Hey I meant to track one of y'all down at the MLOps conference, but didn't get t... | Hacker News

Hacker News new | past | comments | ask | show | jobs | submit

login

zmjjmz on Dec 4, 2019 | parent | context | favorite | on: Metaflow, Netflix's Python framework for data scie...

Hey I meant to track one of y'all down at the MLOps conference, but didn't get the chance. I've built a very shitty version of a cached-execution DAG thing internally, and one of the design decisions I made was to have it so that parent nodes in the DAG don't need to know anything about child nodes.
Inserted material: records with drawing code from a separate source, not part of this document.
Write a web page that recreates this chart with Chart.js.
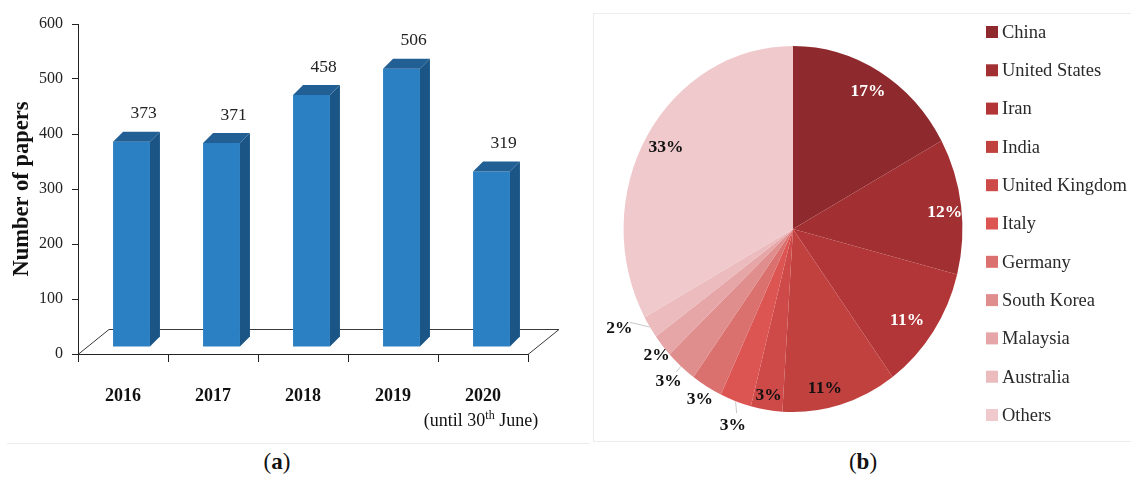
<!DOCTYPE html>
<html>
<head>
<meta charset="utf-8">
<script src="https://cdn.jsdelivr.net/npm/chart.js@4.4.1/dist/chart.umd.min.js"></script>
<style>
  html, body { margin:0; padding:0; background:#fff; width:1131px; height:478px; overflow:hidden; }
  #wrapA { position:absolute; left:0; top:0; width:590px; height:440px; }
  #wrapB { position:absolute; left:593px; top:13px; width:538px; height:430px; }
  #panelB { position:absolute; left:593px; top:13px; width:545px; height:429px; border:1px solid #ececec; box-sizing:border-box; }
  #lineA { position:absolute; left:7px; top:443px; width:583px; height:0; border-top:1px solid #ececec; }
  .cap { position:absolute; top:449px; font-family:"Liberation Serif", serif; font-size:23px; color:#111; transform:translateX(-50%); }
</style>
</head>
<body>
<div id="lineA"></div>
<div id="panelB"></div>
<div id="wrapA"><canvas id="chartA" width="590" height="440"></canvas></div>
<div id="wrapB"><canvas id="chartB" width="538" height="430"></canvas></div>
<div class="cap" style="left:277px">(<b>a</b>)</div>
<div class="cap" style="left:863px">(<b>b</b>)</div>
<script>
// ---------- data ----------
const years = ['2016', '2017', '2018', '2019', '2020'];
const yearNotes = ['', '', '', '', '(until 30th June)'];
const papers = [373, 371, 458, 506, 319];
const yMin = 0, yMax = 600, yStep = 100;

const countries = ['China', 'United States', 'Iran', 'India', 'United Kingdom', 'Italy',
                   'Germany', 'South Korea', 'Malaysia', 'Australia', 'Others'];
const shares = [17, 12, 11, 11, 3, 3, 3, 3, 2, 2, 33];

// ---------- styles ----------
const SERIF = '"Liberation Serif", "DejaVu Serif", serif';
const sliceColors = ['#8E2A2D', '#A23033', '#B23638', '#C1413F', '#CE4A48', '#DD5553',
                     '#DA716F', '#E08E8D', '#E6A5A6', '#ECBBBE', '#F0C9CC'];
const labelRadius = [0.87, 0.9, 0.84, 0.89, 0.92, 1.13, 1.08, 1.11, 1.06, 1.16, 0.87];
const labelAngleShift = [0, 1.5, 2.5, 4, 0, -1.5, 0, 0, -1, 4.5, 0]; // degrees
const labelColor = ['#fff', '#fff', '#fff', '#111', '#111', '#111', '#111', '#111', '#111', '#111', '#111'];

Chart.defaults.font.family = SERIF;

// ---------- 3D bar plugin ----------
const BAR_SHIFT_X = 8.5, BAR_SHIFT_Y = -7, SIDE_DX = 10, SIDE_DY = 10;
const FLOOR_DX = 31, FLOOR_DY = 25;
const bar3d = {
  id: 'bar3d',
  beforeDatasetsDraw(chart) {
    const ctx = chart.ctx, ca = chart.chartArea;
    ctx.save();
    ctx.strokeStyle = '#3a3a3a';
    ctx.lineWidth = 1;
    ctx.beginPath();
    ctx.moveTo(ca.left, ca.bottom + 0.5);
    ctx.lineTo(ca.left + FLOOR_DX, ca.bottom - FLOOR_DY + 0.5);
    ctx.lineTo(ca.right + FLOOR_DX, ca.bottom - FLOOR_DY + 0.5);
    ctx.lineTo(ca.right, ca.bottom + 0.5);
    ctx.stroke();
    ctx.restore();
    ctx.save();
    ctx.translate(BAR_SHIFT_X, BAR_SHIFT_Y);
  },
  afterDatasetsDraw(chart) {
    const ctx = chart.ctx;
    const meta = chart.getDatasetMeta(0);
    meta.data.forEach((bar) => {
      const xl = bar.x - bar.width / 2, xr = bar.x + bar.width / 2;
      const yt = bar.y, yb = bar.base;
      ctx.fillStyle = '#1B5585';
      ctx.beginPath();
      ctx.moveTo(xr, yt); ctx.lineTo(xr + SIDE_DX, yt - SIDE_DY);
      ctx.lineTo(xr + SIDE_DX, yb - SIDE_DY); ctx.lineTo(xr, yb); ctx.closePath();
      ctx.fill();
      ctx.fillStyle = '#215F94';
      ctx.beginPath();
      ctx.moveTo(xl, yt); ctx.lineTo(xr, yt);
      ctx.lineTo(xr + SIDE_DX, yt - SIDE_DY); ctx.lineTo(xl + SIDE_DX, yt - SIDE_DY); ctx.closePath();
      ctx.fill();
    });
    ctx.restore();
    // value labels
    ctx.save();
    ctx.font = '17.5px ' + SERIF;
    ctx.fillStyle = '#222';
    ctx.textAlign = 'center';
    ctx.textBaseline = 'middle';
    meta.data.forEach((bar, i) => {
      ctx.fillText(String(papers[i]), bar.x + BAR_SHIFT_X + 12, bar.y + BAR_SHIFT_Y - SIDE_DY - 18);
    });
    // notes under category labels (superscript ordinal)
    const xs = chart.scales.x;
    yearNotes.forEach((note, i) => {
      if (!note) return;
      const m = note.match(/^(.*?\d+)(st|nd|rd|th)(.*)$/);
      const parts = m ? [[m[1], 18, 0], [m[2], 12, -5], [m[3], 18, 0]] : [[note, 18, 0]];
      let total = 0;
      parts.forEach(p => { ctx.font = p[1] + 'px ' + SERIF; total += ctx.measureText(p[0]).width; });
      let x = xs.getPixelForValue(i) - total / 2 - 2;
      ctx.textAlign = 'left';
      ctx.fillStyle = '#111';
      parts.forEach(p => {
        ctx.font = p[1] + 'px ' + SERIF;
        ctx.fillText(p[0], x, 421 + p[2]);
        x += ctx.measureText(p[0]).width;
      });
    });
    ctx.restore();
  }
};

new Chart(document.getElementById('chartA'), {
  type: 'bar',
  data: {
    labels: years,
    datasets: [{
      data: papers,
      backgroundColor: '#2A80C2',
      borderWidth: 0,
      categoryPercentage: 1,
      barPercentage: 0.41,
      clip: false
    }]
  },
  options: {
    responsive: false,
    animation: false,
    devicePixelRatio: 1,
    layout: { padding: { top: 24, right: 62, left: 0, bottom: 0 } },
    plugins: { legend: { display: false }, tooltip: { enabled: false } },
    scales: {
      x: {
        grid: { offset: true, drawOnChartArea: false, tickLength: 8, color: '#222', tickColor: '#222' },
        border: { display: true, color: '#222' },
        ticks: { font: { family: SERIF, size: 18, weight: 'bold' }, color: '#111', padding: 24 },
        afterFit(s) { s.height = 86; }
      },
      y: {
        min: yMin, max: yMax,
        ticks: { stepSize: yStep, font: { family: SERIF, size: 16 }, color: '#222', padding: 9 },
        grid: { drawOnChartArea: false, tickLength: 6, color: '#222', tickColor: '#222' },
        border: { display: true, color: '#222' },
        title: { display: true, text: 'Number of papers', font: { family: SERIF, size: 22.5, weight: 'bold' },
                 color: '#111', padding: { top: 9, bottom: 0 } },
        afterFit(s) { s.width = 78; }
      }
    }
  },
  plugins: [bar3d]
});

// ---------- pie ----------
const SQUEEZE_X = 0.926;
const pieDecor = {
  id: 'pieDecor',
  beforeDatasetsDraw(chart) {
    const ctx = chart.ctx;
    const arc = chart.getDatasetMeta(0).data[0];
    ctx.save();
    ctx.translate(arc.x, arc.y);
    ctx.scale(SQUEEZE_X, 1);
    ctx.translate(-arc.x, -arc.y);
  },
  afterDatasetsDraw(chart) {
    const ctx = chart.ctx;
    ctx.restore();
    const meta = chart.getDatasetMeta(0);
    ctx.save();
    ctx.textAlign = 'center';
    ctx.textBaseline = 'middle';
    meta.data.forEach((a, i) => {
      const mid0 = (a.startAngle + a.endAngle) / 2;
      const mid = mid0 + labelAngleShift[i] * Math.PI / 180;
      const k = labelRadius[i];
      const R = a.outerRadius;
      if (k > 1.1) {
        ctx.strokeStyle = '#c8c8c8';
        ctx.lineWidth = 1;
        ctx.beginPath();
        ctx.moveTo(a.x + Math.cos(mid0) * R * 1.0 * SQUEEZE_X, a.y + Math.sin(mid0) * R * 1.0);
        ctx.lineTo(a.x + Math.cos(mid) * R * (k - 0.07) * SQUEEZE_X, a.y + Math.sin(mid) * R * (k - 0.07));
        ctx.stroke();
      }
      const x = a.x + Math.cos(mid) * R * k * SQUEEZE_X;
      const y = a.y + Math.sin(mid) * R * k;
      ctx.font = 'bold 17.5px ' + SERIF;
      ctx.fillStyle = labelColor[i];
      ctx.fillText(shares[i] + '%', x, y);
    });
    // legend
    const lx = 393, ly0 = 19, step = 38.3;
    ctx.textAlign = 'left';
    countries.forEach((c, i) => {
      const y = ly0 + i * step;
      ctx.fillStyle = sliceColors[i];
      ctx.fillRect(lx, y - 6, 12, 12);
      ctx.fillStyle = '#2a2a2a';
      ctx.font = '18.5px ' + SERIF;
      ctx.fillText(c, lx + 16, y + 1);
    });
    ctx.restore();
  }
};

new Chart(document.getElementById('chartB'), {
  type: 'pie',
  data: {
    labels: countries,
    datasets: [{ data: shares, backgroundColor: sliceColors, borderWidth: 0, clip: false }]
  },
  options: {
    responsive: false,
    animation: false,
    devicePixelRatio: 1,
    layout: { padding: { left: 17, top: 33, right: 155, bottom: 31 } },
    plugins: { legend: { display: false }, tooltip: { enabled: false } }
  },
  plugins: [pieDecor]
});
</script>
</body>
</html>
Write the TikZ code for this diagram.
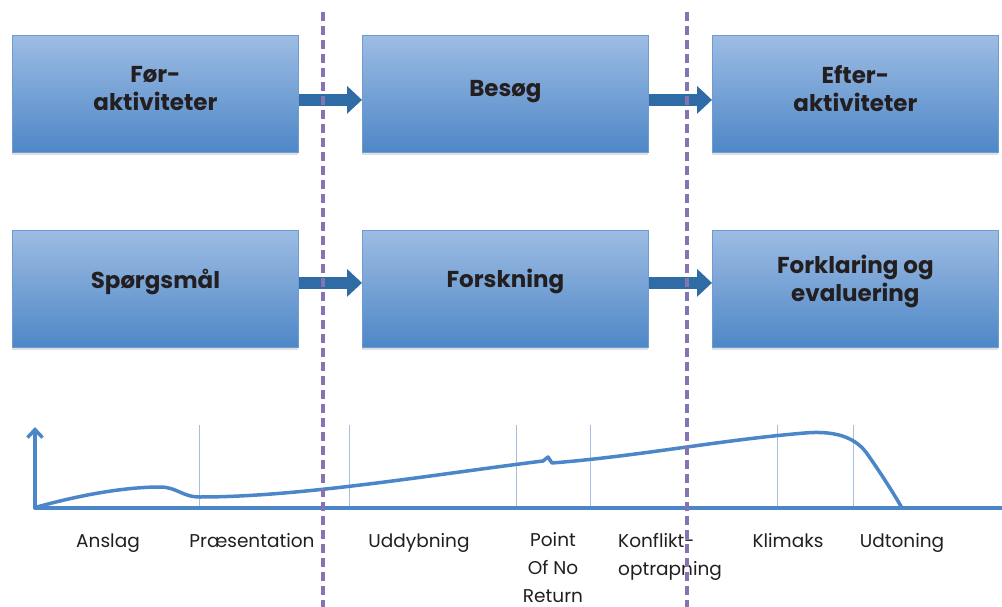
\documentclass[tikz,border=0pt]{standalone}
\usepackage{fontspec}
\setmainfont{Poppins}
\usetikzlibrary{arrows.meta,shadows}
\definecolor{boxtop}{HTML}{9DBCE3}
\definecolor{boxbot}{HTML}{4E87C7}
\definecolor{boxedge}{HTML}{6E9CD2}
\definecolor{arrowc}{HTML}{2F6CA6}
\definecolor{dashc}{HTML}{8674B2}
\definecolor{curvec}{HTML}{4A86C8}
\definecolor{tickc}{HTML}{A4BFE0}
\definecolor{txt}{HTML}{231F20}
\begin{document}
\begin{tikzpicture}[x=1pt,y=-1pt,
  box/.style={draw=boxedge, line width=0.8pt, top color=boxtop, bottom color=boxbot,
    minimum width=286pt, minimum height=117pt, inner sep=0pt, anchor=north west,
    drop shadow={opacity=0.25, shadow xshift=0pt, shadow yshift=-3pt}},
  boxtext/.style={font=\fontsize{23}{28}\selectfont\bfseries, text=txt, align=center, inner sep=0pt},
  bigarr/.style={draw=arrowc, line width=12pt, -{Triangle[length=15pt,width=27pt]}},
  vdash/.style={draw=dashc, line width=3.5pt, dash pattern=on 9pt off 5pt},
  curve/.style={draw=curvec, line width=3.5pt, line cap=round, line join=round},
  tick/.style={draw=tickc, line width=0.8pt},
  lab/.style={font=\fontsize{18.5}{28}\selectfont, text=txt, inner sep=0pt, anchor=base}
]
\useasboundingbox (0,0) rectangle (1002,607);
\fill[white] (0,0) rectangle (1002,607);

% boxes row 1
\node[box] (b1) at (12,35) {};
\node[box] (b2) at (362,35) {};
\node[box] (b3) at (712,35) {};
% boxes row 2
\node[box] (c1) at (12,230) {};
\node[box] (c2) at (362,230) {};
\node[box] (c3) at (712,230) {};

% texts
\node[boxtext] (t1) at ([yshift=5pt]b1.center) {Før-\\aktiviteter};
\node[boxtext] (t2) at ([yshift=2pt]b2.center) {Besøg};
\node[boxtext] (t3) at ([yshift=5pt]b3.center) {Efter-\\aktiviteter};
\node[boxtext] (u1) at ([yshift=7pt]c1.center) {Spørgsmål};
\node[boxtext] (u2) at ([yshift=7pt]c2.center) {Forskning};
\node[boxtext] (u3) at ([yshift=7pt]c3.center) {Forklaring og\\evaluering};

% arrows
\draw[bigarr] ([yshift=-6pt]b1.east) -- ([yshift=-6pt]b2.west);
\draw[bigarr] ([yshift=-6pt]b2.east) -- ([yshift=-6pt]b3.west);
\draw[bigarr] ([yshift=6pt]c1.east) -- ([yshift=6pt]c2.west);
\draw[bigarr] ([yshift=6pt]c2.east) -- ([yshift=6pt]c3.west);

% ticks
\foreach \x in {199,349,516,590,777,853} \draw[tick] (\x,425) -- (\x,508);

% curve
\draw[curve] (37,507) .. controls (80,495) and (125,487) .. (160,487)
  .. controls (177,487) and (182,497) .. (200,497)
  .. controls (300,497) and (430,475) .. (543,461)
  -- (548,457) -- (552,463)
  .. controls (640,456) and (720,440) .. (805,433)
  .. controls (840,430) and (858,440) .. (868,455)
  .. controls (882,475) and (894,494) .. (902,508);

% axes
\coordinate (o) at (35,508);
\coordinate (ytop) at (35,427);
\coordinate (xend) at (1002,508);
\draw[curve] (o) -- (xend);
\draw[curve, -{Straight Barb[length=8pt,width=15pt]}] (o) -- (ytop);

% labels
\node[lab] (l1) at (108,547) {Anslag};
\node[lab] (l2) at (252,547) {Præsentation};
\node[lab] (l3) at (419,547) {Uddybning};
\node[lab, align=center] (l4) at (553,602) {Point\\Of No\\Return};
\node[lab, align=left, anchor=base west] (l5) at (618,575) {Konflikt-\\optrapning};
\node[lab] (l6) at (788,547) {Klimaks};
\node[lab] (l7) at (902,547) {Udtoning};

% dashed separators
\draw[vdash] (323,12) -- (323,607);
\draw[vdash] (687,12) -- (687,607);
\end{tikzpicture}
\end{document}
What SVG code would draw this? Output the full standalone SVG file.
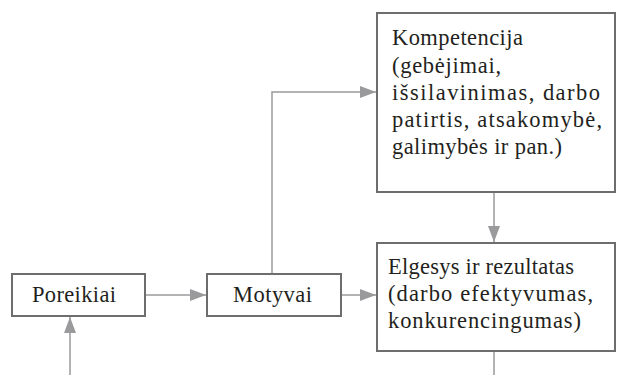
<svg xmlns="http://www.w3.org/2000/svg" width="618" height="375" viewBox="0 0 618 375">
<style>
.box{fill:#fff;stroke:#6d6d6d;stroke-width:2}
.t{font-family:"Liberation Serif","DejaVu Serif",serif;font-size:22.5px;fill:#231f20}
.c{fill:none;stroke:#9a9a9c;stroke-width:1.5}
</style>
<defs>
<marker id="ah" viewBox="0 0 16 12" refX="16" refY="6" markerWidth="16" markerHeight="12" markerUnits="userSpaceOnUse" orient="auto">
<path d="M0,0 L16,6 L0,12 Z" fill="#9a9a9c"/>
</marker>
</defs>
<rect width="618" height="375" fill="#fff"/>
<g id="connectors">
<line class="c" x1="70" y1="375" x2="70" y2="317" marker-end="url(#ah)"/>
<line class="c" x1="145" y1="295" x2="206" y2="295" marker-end="url(#ah)"/>
<line class="c" x1="341" y1="295" x2="376" y2="295" marker-end="url(#ah)"/>
<polyline class="c" points="272,274 272,92 376,92" marker-end="url(#ah)"/>
<line class="c" x1="494" y1="192" x2="494" y2="242" marker-end="url(#ah)"/>
<line class="c" x1="494" y1="351" x2="494" y2="375"/>
</g>
<g id="poreikiai">
<rect class="box" x="12" y="274" width="133" height="42"/>
<text class="t" x="32" y="302" textLength="84">Poreikiai</text>
</g>
<g id="motyvai">
<rect class="box" x="207" y="274" width="134" height="42"/>
<text class="t" x="233" y="302" textLength="79">Motyvai</text>
</g>
<g id="kompetencija">
<rect class="box" x="377" y="13" width="238" height="179"/>
<text class="t" x="392" y="45" textLength="131">Kompetencija</text>
<text class="t" x="392" y="72.5" textLength="109">(gebėjimai,</text>
<text class="t" x="392" y="100" textLength="208">išsilavinimas, darbo</text>
<text class="t" x="392" y="127" textLength="210">patirtis, atsakomybė,</text>
<text class="t" x="392" y="154" textLength="170">galimybės ir pan.)</text>
</g>
<g id="elgesys">
<rect class="box" x="377" y="243" width="238" height="108"/>
<text class="t" x="388" y="274" textLength="186">Elgesys ir rezultatas</text>
<text class="t" x="388" y="301" textLength="205">(darbo efektyvumas,</text>
<text class="t" x="388" y="328" textLength="193">konkurencingumas)</text>
</g>
</svg>
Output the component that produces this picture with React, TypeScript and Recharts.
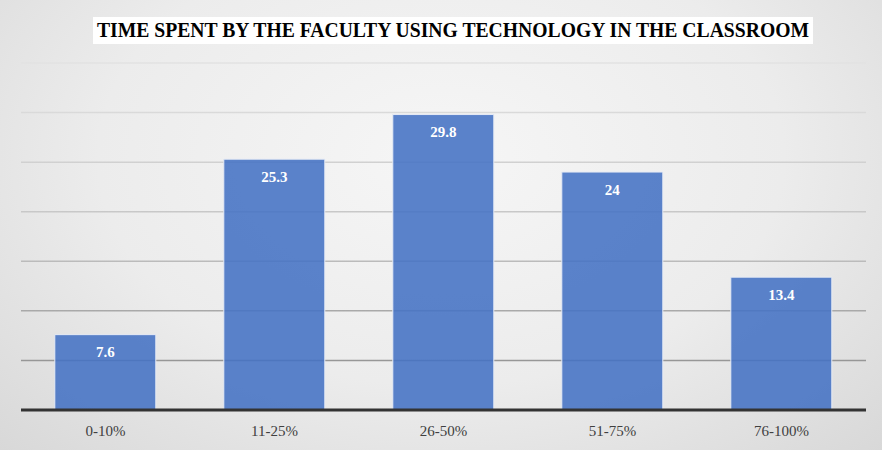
import { BarChart, Bar, XAxis, YAxis, CartesianGrid, LabelList } from "recharts";

const categories = ["0-10%", "11-25%", "26-50%", "51-75%", "76-100%"];
const values = [7.6, 25.3, 29.8, 24, 13.4];
const yTicks = [0, 5, 10, 15, 20, 25, 30, 35];
const title = "TIME SPENT BY THE FACULTY USING TECHNOLOGY IN THE CLASSROOM";

const data = categories.map((c, i) => ({ name: c, value: values[i] }));

const serif = "'Liberation Serif', 'Times New Roman', serif";

export default function App() {
  return (
    <div
      style={{
        position: "relative",
        width: 882,
        height: 450,
        background: "radial-gradient(ellipse at 50% 35%, #f6f6f6 0%, #ececec 55%, #d8d8d8 100%)",
      }}
    >
      <style>{`body{margin:0}`}</style>
      <div
        style={{
          position: "absolute",
          left: 93,
          top: 17,
          width: 720,
          height: 27,
          background: "#fff",
        }}
      />
      <svg width={882} height={450} style={{ position: "absolute", left: 0, top: 0 }}>
        <text
          x={453}
          y={37}
          textAnchor="middle"
          fontFamily={serif}
          fontWeight="bold"
          fontSize={20}
          fill="#000"
          textLength={712}
          lengthAdjust="spacingAndGlyphs"
        >
          {title}
        </text>
      </svg>
      <div style={{ position: "absolute", left: 0, top: 0 }}>
        <BarChart
          width={882}
          height={450}
          data={data}
          margin={{ top: 63, right: 16, left: 21, bottom: 10 }}
          barCategoryGap="20%"
        >
          <defs>
            <linearGradient id="gridGrad" gradientUnits="userSpaceOnUse" x1="0" y1="63" x2="0" y2="410">
              <stop offset="0%" stopColor="#e2e2e2" />
              <stop offset="50%" stopColor="#c4c4c4" />
              <stop offset="100%" stopColor="#858585" />
            </linearGradient>
          </defs>
          <CartesianGrid vertical={false} stroke="url(#gridGrad)" strokeWidth={1.5} />
          <YAxis hide domain={[0, 35]} ticks={yTicks} />
          <XAxis
            dataKey="name"
            height={30}
            axisLine={{ stroke: "#333", strokeWidth: 3 }}
            tickLine={false}
            tick={{ fill: "#404040", fontFamily: serif, fontSize: 15, dy: 7 }}
          />
          <Bar
            dataKey="value"
            fill="#4472c4"
            fillOpacity={0.88}
            stroke="#e6ebf5"
            strokeWidth={1}
            isAnimationActive={false}
          >
            <LabelList
              dataKey="value"
              position="insideTop"
              offset={12}
              fill="#fff"
              style={{ fontFamily: serif, fontWeight: "bold", fontSize: 15 }}
            />
          </Bar>
        </BarChart>
      </div>
    </div>
  );
}
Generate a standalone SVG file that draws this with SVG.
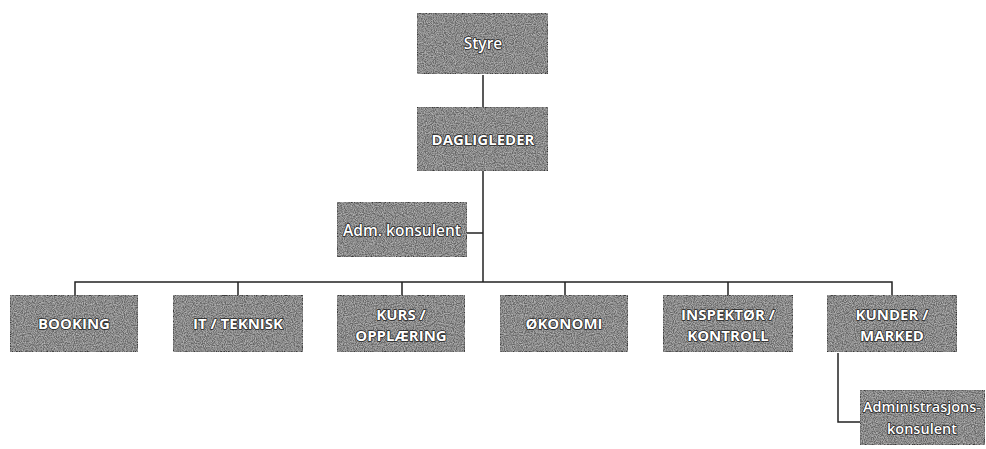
<svg xmlns="http://www.w3.org/2000/svg" width="986" height="449" viewBox="0 0 986 449">
<defs>
<filter id="tex" x="0" y="0" width="100%" height="100%">
<feTurbulence type="fractalNoise" baseFrequency="0.9" numOctaves="2" seed="3" result="n"/>
<feColorMatrix in="n" type="matrix" values="0 0 0 0 0.55  0 0 0 0 0.55  0 0 0 0 0.55  0 0 0 -1.6 1.1" result="g"/>
<feComposite in="g" in2="SourceGraphic" operator="atop"/>
</filter>
</defs>
<style>
.box{fill:#666;stroke:#2a2a2a;stroke-width:1.5;filter:url(#tex)}
.lbl{fill:#fff;font-family:"Open Sans","Noto Sans",sans-serif;text-anchor:middle;stroke:#222;stroke-width:1.6;paint-order:stroke;stroke-linejoin:round}
.b{font-weight:bold;font-size:15px}
.r{font-size:15.5px;font-weight:600}
.s{font-size:14.5px;font-weight:600}
.con{fill:none;stroke:#222;stroke-width:1.5}
</style>
<g id="connectors">
<path class="con" d="M483 75V107"/>
<path class="con" d="M483 171V282"/>
<path class="con" d="M467 233H483"/>
<path class="con" d="M75 295V282H892V295"/>
<path class="con" d="M238 282V295M402 282V295M565 282V295M728 282V295"/>
<path class="con" d="M838 353V422H860"/>
</g>
<g id="styre"><rect class="box" x="417" y="13" width="131" height="61"/><text class="lbl r" x="483" y="49">Styre</text></g>
<g id="dagligleder"><rect class="box" x="417" y="107" width="131" height="64"/><text class="lbl b" x="483" y="145">DAGLIGLEDER</text></g>
<g id="adm"><rect class="box" x="337" y="202" width="130" height="55"/><text class="lbl r" x="402" y="236">Adm. konsulent</text></g>
<g id="booking"><rect class="box" x="10" y="295" width="128" height="57"/><text class="lbl b" x="74" y="329">BOOKING</text></g>
<g id="it"><rect class="box" x="173" y="295" width="130" height="57"/><text class="lbl b" x="238" y="329">IT / TEKNISK</text></g>
<g id="kurs"><rect class="box" x="337" y="295" width="128" height="57"/><text class="lbl b" x="401" y="320">KURS /</text><text class="lbl b" x="401" y="341">OPPLÆRING</text></g>
<g id="okonomi"><rect class="box" x="500" y="295" width="128" height="57"/><text class="lbl b" x="564" y="329">ØKONOMI</text></g>
<g id="inspektor"><rect class="box" x="663" y="295" width="130" height="57"/><text class="lbl b" x="728" y="320">INSPEKTØR /</text><text class="lbl b" x="728" y="341">KONTROLL</text></g>
<g id="kunder"><rect class="box" x="827" y="295" width="130" height="57"/><text class="lbl b" x="892" y="320">KUNDER /</text><text class="lbl b" x="892" y="341">MARKED</text></g>
<g id="admkons"><rect class="box" x="860" y="390" width="125" height="55"/><text class="lbl s" x="922" y="412">Administrasjons-</text><text class="lbl s" x="922" y="434">konsulent</text></g>
</svg>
This allows for larger DAG builders to be more easily subclassed.

MetaFlow doesn't do that -- instead each 'step' has to know what to call next, which means that if I wanted to subclass e.g. the MovieStatsFlow in [here](https://github.com/Netflix/metaflow/blob/master/metaflow/tut...) and say, add some sort of input pre-processing before the compute_statistics call, I'd essentially end up having to either override what compute_statistics does to not match its name _or_ copy-past e that first step just to replace that last line.

I'm sure this design decision was considered and/or that use-case doesn't come up a lot at Netflix (although I've encountered that a lot), or maybe I'm missing something very obvious, but I'd love to hear your thoughts on that.

savin-goyal on Dec 4, 2019 [–]

We erred on the side of simplicity to keep things manageable for our users.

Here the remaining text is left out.